Liniker era já reconhecida como tendo sido a primeira artista trans a vencer um Grammy Latino, como ocupa, desde 2023, a 51ª Cadeira da Academia Brasileira de Cultura, lugar que antes estava atribuído a Elza Soares. Em 2024 juntou a este rol de feitos um álbum magistral. Pessoal na escrita, “Caju” revela um salto que nem os mais otimistas poderiam imaginar e coloca-nos perante um dos títulos maiores que a música brasileira nos deu a escutar nos últimos anos. O disco convoca musicalmente uma série de rotas e destinos da música brasileira, criando um ponto de confluência que junta a cultura R&B contemporânea ao sentido eloquente do classicismo da MPB orquestral, num terreno alargado que escuta ainda ecos do pagode, do jazz, do samba rock, do brega, do disco sound, de uma pop com travo soul, da house ou da cultura afro-caribenha, num alinhamento que convoca, entre outras, colaborações com o pianista Amaro Freitas ou o coletivo BaianaSystem). Para mim foi mesmo “o” álbum do ano.

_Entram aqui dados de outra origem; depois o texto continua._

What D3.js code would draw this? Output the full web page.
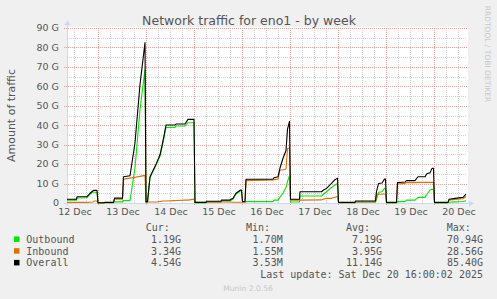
<!DOCTYPE html>
<html>
<head>
<meta charset="utf-8">
<script src="https://cdn.jsdelivr.net/npm/d3@7"></script>
<style>
  body { margin: 0; background: #f0f0f0; }
  svg { display: block; }
</style>
</head>
<body>
<svg id="chart"></svg>
<script>

const width = 497;
const height = 299;
const plot = { left: 67, top: 28, w: 400, h: 175 };

// samples, "day hh:mm" in December 2025, values in G
const times = [
  "12 08:30","12 13:15","12 13:30","12 18:30","12 20:00","12 21:30","12 22:00","12 23:30",
  "13 00:00","13 03:00","13 03:15","13 07:45","13 08:15","13 12:15","13 12:45","13 16:00",
  "13 18:30","13 21:00","13 23:30",
  "14 00:00","14 00:45","14 02:00","14 05:15","14 07:00","14 08:30","14 10:00","14 14:30",
  "14 15:00","14 19:30","14 21:00",
  "15 00:00","15 00:30","15 06:00","15 06:15","15 13:30","15 13:45","15 18:00","15 19:30",
  "15 21:00","15 23:15","15 23:45",
  "16 00:15","16 01:30","16 02:00","16 15:30","16 16:00","16 18:00","16 19:00","16 20:30",
  "16 22:00","16 22:45","16 23:45",
  "17 00:15","17 04:45","17 05:00","17 15:45","17 16:45","17 18:15","17 20:45","17 22:30",
  "17 23:45",
  "18 00:15","18 08:30","18 08:45","18 18:45","18 19:15","18 20:15","18 22:00","18 23:15",
  "18 23:45",
  "19 00:15","19 05:15","19 05:45","19 09:30","19 10:15","19 14:30","19 16:00","19 19:30",
  "19 20:30","19 22:00","19 23:00","19 23:45",
  "20 00:15","20 07:00","20 07:30","20 10:30","20 14:30","20 16:00"
];

const outbound = [
  1.5,1.5,2.6,2.7,4.5,5.8,5.5,5.5,
  0.05,0.05,0.1,0.1,0.6,0.6,1.2,1.2,
  18,48,68.5,
  0.2,0.2,13,20,24,31,38.9,38.9,
  39.6,39.6,41.3,
  41.3,0.05,0.05,0.5,0.5,1.0,1.0,2.0,
  4.6,6.3,6.3,
  0.5,0.5,0.7,0.7,1.5,1.5,3,5,
  8,11,14,
  0.5,0.5,3.6,3.6,4.5,5.8,8,9.3,
  10.1,
  0.1,0.1,0.5,0.5,1.9,5.5,5.8,7.5,
  7.5,
  0.05,0.05,0.7,0.7,1.5,1.5,2.9,2.9,
  4.5,6.7,7,7,
  0.05,0.05,0.4,0.6,0.8,1.19
];

const inbound = [
  0.3,0.3,0.3,0.3,0.4,0.5,1.0,1.0,
  0.05,0.05,0.2,0.2,1.9,1.9,12.3,12.8,
  13.2,13.7,14.2,
  0.5,0.5,0.5,0.5,0.8,1.0,1.0,1.2,
  1.3,1.5,1.5,
  2.0,0.3,0.3,0.4,0.4,0.5,0.5,0.4,
  0.4,0.4,0.4,
  0.3,0.3,11.5,11.8,12.0,12.3,17,17,
  17.5,28,28.3,
  1.5,1.5,1.5,1.6,2.0,2.4,2.4,3.0,
  3.3,
  0.2,0.2,0.5,0.5,4.4,4.5,4.5,4.6,
  4.6,
  0.2,0.2,9.8,10.1,10.5,10.5,10.6,10.6,
  10.6,10.6,10.6,10.6,
  0.2,0.2,1.5,1.8,2.2,3.34
];

const overall = [
  1.9,1.9,3.2,3.3,5.0,6.3,6.5,6.5,
  0.1,0.1,0.3,0.3,2.5,2.5,13.5,14.0,
  31,61,82.5,
  0.7,0.7,13.5,20.5,24.8,32,40.1,40.1,
  40.6,40.6,43,
  43,0.3,0.3,0.9,0.9,1.5,1.5,2.4,
  5.0,6.7,6.7,
  0.8,0.8,12.2,12.2,13.0,13.5,18,23,
  27,38,42,
  1.9,1.9,5.8,5.8,6.7,7.5,10.1,12,
  12.8,
  0.3,0.3,1.0,1.0,6.0,10.0,10.3,12.3,
  12.3,
  0.3,0.3,10.5,10.8,11.5,11.5,13.5,13.5,
  15.2,15.5,17.8,17.8,
  0.3,0.3,1.9,2.4,2.9,4.54
];

const yTicks = [0, 10, 20, 30, 40, 50, 60, 70, 80, 90];

const seriesNames = ["Outbound", "Inbound", "Overall"];
const seriesColors = ["#00e800", "#e07000", "#000000"];
const curVals = ["1.19G", "3.34G", "4.54G"];
const minVals = ["1.70M", "1.55M", "3.53M"];
const avgVals = ["7.19G", "3.95G", "11.14G"];
const maxVals = ["70.94G", "28.56G", "85.40G"];

const parseTime = d3.timeParse("%Y-%m-%d %H:%M");
const toDate = s => parseTime("2025-12-" + s);
const dates = times.map(toDate);

const svg = d3.select("#chart")
  .attr("width", width)
  .attr("height", height)
  .style("font-family", "'DejaVu Sans', sans-serif");

svg.append("rect").attr("width", width).attr("height", height).attr("fill", "#f0f0f0");

const x = d3.scaleTime()
  .domain([toDate("12 08:30"), toDate("20 16:30")])
  .range([plot.left, plot.left + plot.w]);

const y = d3.scaleLinear()
  .domain([0, 90])
  .range([plot.top + plot.h, plot.top]);

const px = v => Math.round(v) + 0.5;

// plot background
svg.append("rect")
  .attr("x", plot.left).attr("y", plot.top - 1)
  .attr("width", plot.w + 1).attr("height", plot.h + 1)
  .attr("fill", "#ffffff");

const grid = svg.append("g");
const [t0, t1] = x.domain();

// minor grid
grid.selectAll("line.vmin")
  .data(d3.timeHour.every(6).range(t0, t1))
  .enter().append("line")
  .attr("x1", d => px(x(d))).attr("x2", d => px(x(d)))
  .attr("y1", plot.top).attr("y2", plot.top + plot.h)
  .attr("stroke", "#d2d2d2").attr("stroke-dasharray", "1,1");

grid.selectAll("line.hmin")
  .data(d3.range(5, 90, 10))
  .enter().append("line")
  .attr("x1", plot.left).attr("x2", plot.left + plot.w)
  .attr("y1", d => px(y(d))).attr("y2", d => px(y(d)))
  .attr("stroke", "#d2d2d2").attr("stroke-dasharray", "1,1");

// major grid
const days = d3.timeDay.range(t0, t1);
grid.selectAll("line.vmaj")
  .data(days)
  .enter().append("line")
  .attr("x1", d => px(x(d))).attr("x2", d => px(x(d)))
  .attr("y1", plot.top).attr("y2", plot.top + plot.h + 3)
  .attr("stroke", "#e6a0a0").attr("stroke-dasharray", "1,1");

grid.selectAll("line.hmaj")
  .data(yTicks.filter(d => d > 0))
  .enter().append("line")
  .attr("x1", plot.left - 3).attr("x2", plot.left + plot.w)
  .attr("y1", d => px(y(d))).attr("y2", d => px(y(d)))
  .attr("stroke", "#e6a0a0").attr("stroke-dasharray", "1,1");

// axes
const axisCol = "#cfd6f8";
const y0 = px(y(0));
svg.append("line")
  .attr("x1", plot.left - 3).attr("x2", plot.left + plot.w + 3)
  .attr("y1", y0).attr("y2", y0)
  .attr("stroke", axisCol);
svg.append("line")
  .attr("x1", px(plot.left)).attr("x2", px(plot.left))
  .attr("y1", plot.top + plot.h + 3).attr("y2", plot.top - 4)
  .attr("stroke", axisCol);
svg.append("path")
  .attr("d", `M${plot.left + plot.w + 2},${y0 - 3}L${plot.left + plot.w + 7},${y0}L${plot.left + plot.w + 2},${y0 + 3}Z`)
  .attr("fill", axisCol);
svg.append("path")
  .attr("d", `M${px(plot.left) - 3},${plot.top - 3}L${px(plot.left)},${plot.top - 8}L${px(plot.left) + 3},${plot.top - 3}Z`)
  .attr("fill", axisCol);

// tick labels
svg.append("g").selectAll("text")
  .data(yTicks)
  .enter().append("text")
  .attr("x", 59)
  .attr("y", d => y(d))
  .attr("dy", "0.35em")
  .attr("text-anchor", "end")
  .attr("font-size", "9.5px")
  .attr("fill", "#555")
  .text(d => d === 0 ? "0" : d + " G");

const dayFmt = d3.timeFormat("%d %b");
svg.append("g").selectAll("text")
  .data(d3.timeDay.range(d3.timeDay.floor(t0), t1).map(d => d3.timeHour.offset(d, 12)).filter(d => d >= t0 && d <= t1))
  .enter().append("text")
  .attr("x", d => x(d) + 1)
  .attr("y", 215)
  .attr("text-anchor", "middle")
  .attr("font-size", "9.5px")
  .attr("fill", "#555")
  .text(d => dayFmt(d));

// series
const line = vals => d3.line()
  .x((d, i) => x(dates[i]))
  .y(d => y(d))(vals);

const lines = svg.append("g").attr("fill", "none").attr("stroke-width", 1.1)
  .attr("stroke-linejoin", "round");
[outbound, inbound, overall].forEach((vals, i) => {
  lines.append("path")
    .attr("d", line(vals))
    .attr("stroke", seriesColors[i]);
});

// titles
svg.append("text")
  .attr("x", 249).attr("y", 24.5)
  .attr("text-anchor", "middle")
  .attr("font-size", "12.5px")
  .attr("fill", "#555")
  .text("Network traffic for eno1 - by week");

svg.append("text")
  .attr("transform", `translate(11,${plot.top + plot.h / 2}) rotate(-90)`)
  .attr("dy", "0.35em")
  .attr("text-anchor", "middle")
  .attr("font-size", "11px")
  .attr("fill", "#555")
  .text("Amount of traffic");

svg.append("text")
  .attr("transform", "translate(488,54) rotate(90)")
  .attr("dy", "0.35em")
  .attr("text-anchor", "middle")
  .attr("font-size", "7.5px")
  .attr("fill", "#c8c8c8")
  .text("RRDTOOL / TOBI OETIKER");

// legend
const legend = svg.append("g")
  .style("font-family", "'DejaVu Sans Mono', monospace")
  .attr("font-size", "10px")
  .attr("fill", "#555");

const cols = [
  { head: "Cur:", hx: 145.7, vx: 181, vals: curVals },
  { head: "Min:", hx: 246, vx: 282.7, vals: minVals },
  { head: "Avg:", hx: 346, vx: 382, vals: avgVals },
  { head: "Max:", hx: 446.7, vx: 483, vals: maxVals }
];
const rowY = [243, 254.7, 266.4];

cols.forEach(c => {
  legend.append("text").attr("x", c.hx).attr("y", 230.5).text(c.head);
  c.vals.forEach((v, i) => {
    legend.append("text")
      .attr("x", c.vx).attr("y", rowY[i])
      .attr("text-anchor", "end")
      .text(v);
  });
});

seriesNames.forEach((name, i) => {
  legend.append("rect")
    .attr("x", 14).attr("y", rowY[i] - 6.5)
    .attr("width", 5.5).attr("height", 5.5)
    .attr("fill", seriesColors[i]);
  legend.append("text")
    .attr("x", 26.3).attr("y", rowY[i])
    .text(name);
});

legend.append("text")
  .attr("x", 483).attr("y", 277.5)
  .attr("text-anchor", "end")
  .text("Last update: Sat Dec 20 16:00:02 2025");

svg.append("text")
  .attr("x", 248).attr("y", 291)
  .attr("text-anchor", "middle")
  .attr("font-size", "7.6px")
  .attr("fill", "#c8c8c8")
  .text("Munin 2.0.56");

</script>
</body>
</html>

Arnaldo Antunes + Vitor Araujo “Lágrimas no Mar (Ao Vivo)”

Boogains “Bacuri”

Bruno Berle “No Reino dos Afetos 2″

Dora Morelembaum “Pique”

Liniker “Caju”

Malu Maria “Nave Pássaro”

Papisa “Amor Delírio”

Silvia Machete “Invisible Woman”

Sofia Freire “Ponta da Língua”

Trago “Trago”

POP/ROCK

Aos 63 anos, depois de marcantes percursos feitos entre bandas como os Pixies, Breeders ou Amps, ou até mesmo colaborando pontualmente com nomes como os Sonic Youth, This Mortal Coil ou Ultra Vivid Scene, Kim Deal resolveu gravar um álbum em nome próprio. E em “Nobody Loves You More” deu-nos a escutar uma das mais belas coleções de canções do ano, num disco pleno de marcas que cruzam a genética de algumas experiências do seu percurso, mas que, apesar de um ou outro episódio com eletricidade mais pronunciada, a revela mais frágil e polida do que nunca. 

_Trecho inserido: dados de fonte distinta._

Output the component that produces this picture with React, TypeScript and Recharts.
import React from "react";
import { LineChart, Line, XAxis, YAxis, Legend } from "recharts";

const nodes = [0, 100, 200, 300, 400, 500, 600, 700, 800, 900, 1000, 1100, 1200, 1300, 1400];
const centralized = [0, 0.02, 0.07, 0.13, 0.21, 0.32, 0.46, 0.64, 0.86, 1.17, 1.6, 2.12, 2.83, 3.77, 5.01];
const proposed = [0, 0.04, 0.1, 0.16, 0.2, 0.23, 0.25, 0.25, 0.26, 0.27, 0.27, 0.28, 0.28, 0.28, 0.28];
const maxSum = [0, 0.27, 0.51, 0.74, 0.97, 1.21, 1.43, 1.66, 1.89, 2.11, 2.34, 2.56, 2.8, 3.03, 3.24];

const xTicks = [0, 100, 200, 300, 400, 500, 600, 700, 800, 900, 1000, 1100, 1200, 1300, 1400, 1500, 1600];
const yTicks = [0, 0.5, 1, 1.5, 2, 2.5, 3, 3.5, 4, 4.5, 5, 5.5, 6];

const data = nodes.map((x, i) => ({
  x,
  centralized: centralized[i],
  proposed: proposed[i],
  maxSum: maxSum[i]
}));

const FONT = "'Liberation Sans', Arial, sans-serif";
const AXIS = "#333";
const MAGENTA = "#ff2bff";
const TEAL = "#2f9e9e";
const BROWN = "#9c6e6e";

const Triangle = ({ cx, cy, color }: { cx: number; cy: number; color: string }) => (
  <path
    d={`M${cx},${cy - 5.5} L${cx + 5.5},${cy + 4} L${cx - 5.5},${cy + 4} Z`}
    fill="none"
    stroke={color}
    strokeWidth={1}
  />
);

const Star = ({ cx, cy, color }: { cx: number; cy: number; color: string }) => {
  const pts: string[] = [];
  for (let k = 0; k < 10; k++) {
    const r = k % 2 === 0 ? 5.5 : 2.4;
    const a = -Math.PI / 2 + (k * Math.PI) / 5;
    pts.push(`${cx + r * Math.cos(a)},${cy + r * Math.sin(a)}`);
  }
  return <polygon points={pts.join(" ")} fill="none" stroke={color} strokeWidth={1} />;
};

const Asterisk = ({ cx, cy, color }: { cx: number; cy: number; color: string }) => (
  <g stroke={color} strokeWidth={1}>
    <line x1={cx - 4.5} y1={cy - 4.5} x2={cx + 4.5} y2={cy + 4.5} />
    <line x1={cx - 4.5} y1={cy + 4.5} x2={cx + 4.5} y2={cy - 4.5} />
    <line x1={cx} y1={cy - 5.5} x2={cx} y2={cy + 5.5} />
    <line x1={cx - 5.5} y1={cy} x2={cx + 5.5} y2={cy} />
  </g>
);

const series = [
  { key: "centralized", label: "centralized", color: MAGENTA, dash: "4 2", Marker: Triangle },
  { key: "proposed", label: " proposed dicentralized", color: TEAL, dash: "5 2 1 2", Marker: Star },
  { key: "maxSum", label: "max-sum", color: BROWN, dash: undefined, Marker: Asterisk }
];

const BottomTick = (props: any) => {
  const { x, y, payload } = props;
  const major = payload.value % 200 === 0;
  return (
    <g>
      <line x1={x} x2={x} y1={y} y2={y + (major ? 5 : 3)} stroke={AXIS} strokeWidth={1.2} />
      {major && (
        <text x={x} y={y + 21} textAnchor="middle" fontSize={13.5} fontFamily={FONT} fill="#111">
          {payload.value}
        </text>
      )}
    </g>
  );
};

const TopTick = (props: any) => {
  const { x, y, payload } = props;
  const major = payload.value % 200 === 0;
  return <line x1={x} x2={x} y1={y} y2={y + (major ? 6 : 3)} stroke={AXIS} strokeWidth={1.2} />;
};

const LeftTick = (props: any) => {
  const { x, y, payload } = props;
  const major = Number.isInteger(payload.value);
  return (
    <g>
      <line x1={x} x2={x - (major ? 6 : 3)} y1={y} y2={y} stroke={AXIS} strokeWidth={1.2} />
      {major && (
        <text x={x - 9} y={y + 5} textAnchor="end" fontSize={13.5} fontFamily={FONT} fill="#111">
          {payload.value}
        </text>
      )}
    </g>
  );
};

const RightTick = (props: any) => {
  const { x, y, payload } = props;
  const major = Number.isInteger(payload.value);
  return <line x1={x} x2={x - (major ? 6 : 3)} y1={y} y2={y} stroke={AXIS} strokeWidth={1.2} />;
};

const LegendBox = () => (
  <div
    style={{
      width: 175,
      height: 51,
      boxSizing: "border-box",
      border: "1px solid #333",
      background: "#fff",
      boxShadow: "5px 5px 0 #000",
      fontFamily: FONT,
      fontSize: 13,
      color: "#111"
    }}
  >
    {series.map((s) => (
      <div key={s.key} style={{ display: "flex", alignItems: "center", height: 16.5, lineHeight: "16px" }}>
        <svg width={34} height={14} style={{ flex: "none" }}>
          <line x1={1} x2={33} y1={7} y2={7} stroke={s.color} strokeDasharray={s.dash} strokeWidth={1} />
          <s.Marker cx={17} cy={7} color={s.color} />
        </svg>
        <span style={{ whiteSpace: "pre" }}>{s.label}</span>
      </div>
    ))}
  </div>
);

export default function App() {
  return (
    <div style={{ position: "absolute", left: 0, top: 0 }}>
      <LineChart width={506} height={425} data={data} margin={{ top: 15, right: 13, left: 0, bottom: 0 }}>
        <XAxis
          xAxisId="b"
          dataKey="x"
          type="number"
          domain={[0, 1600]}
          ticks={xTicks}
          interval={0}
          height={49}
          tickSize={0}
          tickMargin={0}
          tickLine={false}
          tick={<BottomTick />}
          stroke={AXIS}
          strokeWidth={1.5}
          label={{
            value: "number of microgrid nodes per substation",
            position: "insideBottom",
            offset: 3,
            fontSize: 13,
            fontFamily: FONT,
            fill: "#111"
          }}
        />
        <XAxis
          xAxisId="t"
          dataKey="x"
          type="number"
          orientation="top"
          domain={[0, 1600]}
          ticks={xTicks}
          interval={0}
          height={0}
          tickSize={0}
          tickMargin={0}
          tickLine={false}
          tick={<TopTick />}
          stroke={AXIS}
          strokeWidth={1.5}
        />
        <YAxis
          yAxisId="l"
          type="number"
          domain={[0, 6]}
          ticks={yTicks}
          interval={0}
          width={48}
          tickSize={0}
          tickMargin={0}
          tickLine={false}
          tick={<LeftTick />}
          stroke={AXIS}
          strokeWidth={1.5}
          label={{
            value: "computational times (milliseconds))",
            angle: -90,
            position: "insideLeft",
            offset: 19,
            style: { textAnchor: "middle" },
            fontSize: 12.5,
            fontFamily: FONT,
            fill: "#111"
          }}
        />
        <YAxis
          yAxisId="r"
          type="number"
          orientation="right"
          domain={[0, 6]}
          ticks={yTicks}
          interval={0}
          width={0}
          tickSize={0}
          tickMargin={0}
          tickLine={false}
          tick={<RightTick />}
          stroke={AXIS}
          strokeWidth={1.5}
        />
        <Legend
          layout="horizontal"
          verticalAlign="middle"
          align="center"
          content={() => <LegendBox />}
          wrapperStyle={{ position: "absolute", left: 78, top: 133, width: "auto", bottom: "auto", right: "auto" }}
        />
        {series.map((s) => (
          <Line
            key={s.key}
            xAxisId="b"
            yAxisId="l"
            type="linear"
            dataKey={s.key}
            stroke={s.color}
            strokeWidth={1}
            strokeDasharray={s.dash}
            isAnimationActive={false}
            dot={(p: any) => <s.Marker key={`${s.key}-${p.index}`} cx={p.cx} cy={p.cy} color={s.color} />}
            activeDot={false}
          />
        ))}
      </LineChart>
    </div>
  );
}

Beth Gibbons “Lives Outgrown”

Bill Ryder Jones “Icheyd Da”

Billie Eilish “Hit Me Hard and Soft”

John Grant “The Art of The Lie”

Kim Deal “Nobody Loves You More”

Nick Cave & The Bad Seeds “Wild God”

Pet Shop Boys “Nonetheless”

The Cure “Songs Of A Lost World”

Vampire Weekend “Only God Above Us”

Vera Sola “Peacemaker”

JAZZ / EXPLORATÓRIA / CLÁSSICA

Fotógrafo, com trabalhos feitos também em vídeo, com uma agenda regular de exposições desde o início do século e diversos prémios entretanto conquistados, o parisiense Oan Kim não parece muito dado à ideia de ter tempos livres… E juntou ao trabalho na fotografia, vídeo e como professor Universitário uma outra frente criativa: a música. E um ano depois da sua estreia em disco com “Oan Kim and the Dirty Jazz” eis que apresenta em “Rebirth of Innocence” um segundo capítulo a uma história que não podemos deixar passar longe das nossas atenções.

Amaro Freitas “Y’Y”

Bill Frisell “Orchestras (Live)”

Brad Mehldau “Après Fauré”

Charles Lloyd “The Sky Will Be There Tomorrow”

John Adams “Girls Of The Golden West”

Laurie Anderson “Amelia”

Marion Rampal “Oizel”

Nubya Garcia “Odyssey”

Oan Kim & The Dirty Jazz “Rebirth Of Innocence”

Philip Glass + Katia e Marielle Labeque “Cocteau Trilogy”

Uma resposta a “Os melhores discos de 2024 (novos lançamentos)”

  1. Avatar de João Carlos Araújo
    João Carlos Araújo

    Gostei bastante.

    Só tive pena, no pop/rock, não estar o álbum magnífico da Kim Gordon.